Whatever you do, rinse in cold water, that’s better for removing all the soap residue.
I wash both myself and my dishes with a Japanese nylon scrub cloth that I get locally. It is NOT the candy-ass nylon scrub cloth ripoffs you can get at 99 Cent stores and the like, or pretty much any of the nylon scrub cloth things you see at the drug store. The vast majority of those products are too soft, lame and useless. No, what you have to get is the real deal made in Japan type - it has a genuinely “scrubby” surface that’s fantastic for your skin AND your dishes. And the really great thing is that they are incredibly durable and they dry very easily, they do not hold cooties iike washcloths and sponges, both of which gross me out. You can also do what I do for the kitchen and soak them in Clorox. ( About once a week or every other week I soak my kitchen brushes and clothes in Clorox, and swab down all my counters and dishrack and everything. I also do this whenever I work with raw chicken, I recently had a very bad experience just briefly touching a little chicken juice then eating something with the same hand half an hour later. It’s made me ultra-paranoid.)
What I generally do is buy one for the kitchen and cut it in half.
Oh, and another great thing is the way they lather! Wow! I don’t know what it is about them, but nothing in the world works up a later like these scrub cloths.
I did a google and got some Ebay links that look like the right thing, but I can’t swear:
“salux” looks very much like what I mean.
And this is new to me, i’m going to try it…seems even better for dishes, it says it’s thicker than the others and “hard” type, for men, doncha know.
I can’t say enough good things about these cloths, I urge everyone to try them out for both personal bathing and dishcleaning, you will never go back to sponges and washclothes, I promise you. (And no, I’m not selling them, I just love them and have loved them since my mother found them in Little Tokyo in the 1970’s.)
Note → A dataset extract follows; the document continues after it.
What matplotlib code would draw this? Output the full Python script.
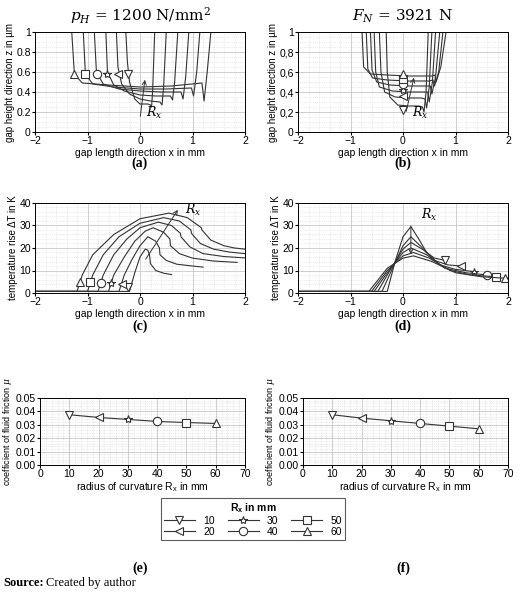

And remember: the cloths I’m talking about are very noticeably “scratchy” on the surface. If you get something that looks right, but the texture doesn’t seem scratchy, especially wet, you got a bad ripoff product. The ones I mean are almost never seen in regular stores, the only place I’ve bought them is Whole Foods and Little Tokyo.
Oh, and as long as I’m recommending cleaning stuff, the best scrubber that I’ve ever used is another throwback to my childhood: [http://www.acehardwaresuperstore.com/chore-boy-golden-fleece-scouring-cloths-p-5554.html?ref=42"]Chore Boy Golden Fleece](http://www.acehardwaresuperstore.com/chore-boy-golden-fleece-scouring-cloths-p-5554.html?ref=42) scrub cloths. I can’t find them in LA anymore, but I see they are available all over online. Absolutely top drawer, superior to any metal scrubber, green scrubber, brush…and jsut like the Japanese clothes, they are extremely durable.
One last thing about both things: because of their design, they do not “hold” food and grease the way I’ve noticed brushes or other kinds of scrubbing cloths tend to. Like SOS pads? One pot and you are done, you can never get the pad clean! Blech.